Study Finds Ethnic Group Gaps in Financial Wellness

There is a significant difference between the wealth building and wealth transfer behaviors of different ethnic groups, according to a new report.

Those findings, drawn from an analysis of employees who participated in a workplace financial wellness program in 2016, indicate that these differences in financial behavior occur at each income level of the workforce and may be in part due to past and current socioeconomic factors.

The report, “Optimizing Financial Wellness for a Diverse Workforce,” the latest study from workplace financial wellness firm Financial Finesse, notes that those differences do have a cost for employers: Employees with low or no assets, uncomfortable levels of debt and poor cash management behaviors – those with the lowest levels of financial wellness – cost employers an average of $94 to $198 annually. Moreover, a disproportionate number of employees in the “struggling” and “suffering” categories of financial wellness are from groups that exhibit the cycle of low financial wellness most frequently: African-American and Hispanic employees – even when controlling for age and income.

Ethnic Gaps

Financial Finesse looked at different ethnic groups by income using this definition to test their level of financial wellness and, in almost every area, found African-American and Hispanic employees to be the least financially well out of the four groups studied. For example, 25% of Hispanic employees and 31% of African-American employees reported high or overwhelming levels of financial stress – standing in sharp contrast to the 19% of white/Caucasian and 12% of Asian-American/Asian who felt that way.

More than a third (36%) of Hispanic employees and nearly half (48%) of African-American employees report not having a handle on cash flow. In contrast, just 18% of Asian-American/Asians and 23% of white/Caucasians reported that problem.

Consider too that while nearly three-quarters (72%) of Asian-Americans/Asians have an emergency fund, as do more than half (55%) of white/Caucasians, only 37% of Hispanic employees and a mere 26% of African-American employees do.

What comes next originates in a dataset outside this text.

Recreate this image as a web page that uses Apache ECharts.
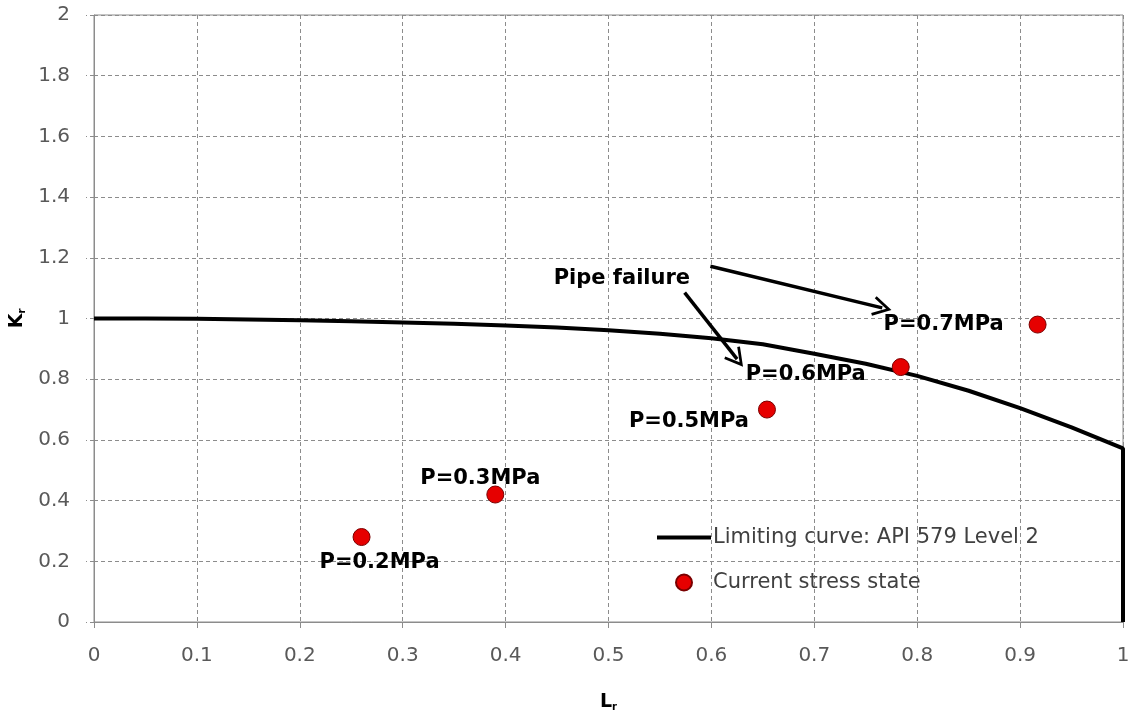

Among employees under age 30 who completed a financial wellness assessment in 2016, 6 in 10 (62%) cited getting out of debt as a main concern; but for Hispanic and African-American employees in this age group, the numbers were even higher: 70% and 80%, respectively.

Tips to Close the Gap(s)

The report offers some tips for helping to improve the financial wellness of these demographic groups.

Hispanics

  • Developing targeted communication programs around the diversity of the Hispanic workforce. The report notes that offering materials in English and Spanish is a good start, but the communications must do more than simply translate words; they must translate meaning, thoughts and emotions behind the words to effectively engage Hispanic employees.
  • Extending financial wellness benefits to family members. Hispanics are considered to be very family-oriented, and this orientation drives financial decisions, according to the report.
  • Offering basic education on retirement planning and investing.
  • Encouraging Spanish-speaking employees to include loved ones in workshops and one-on-one consultations.

African-Americans

  • Providing trustworthy financial coaching and resources that are free of conflicts of interest.
  • Closing the gap between perception and reality. The authors suggest that financial wellness programs should offer “reality checks” so that employees can evaluate the consequences of financial decisions before they are made.
  • Offering multigenerational financial education programs. African-American employees have a desire to educate their children about money, so employers can capitalize on this by sponsoring educational events centered on educating children of different age groups about money.
  • Enhancing benefit offerings and communications for caregivers. African-American employees, like Hispanic employees, are often called upon to be caregivers. The report notes that employers can assist employees that provide care to family by offering flexible work schedules, personal time off, insurance and long-term care benefits that extend to family members.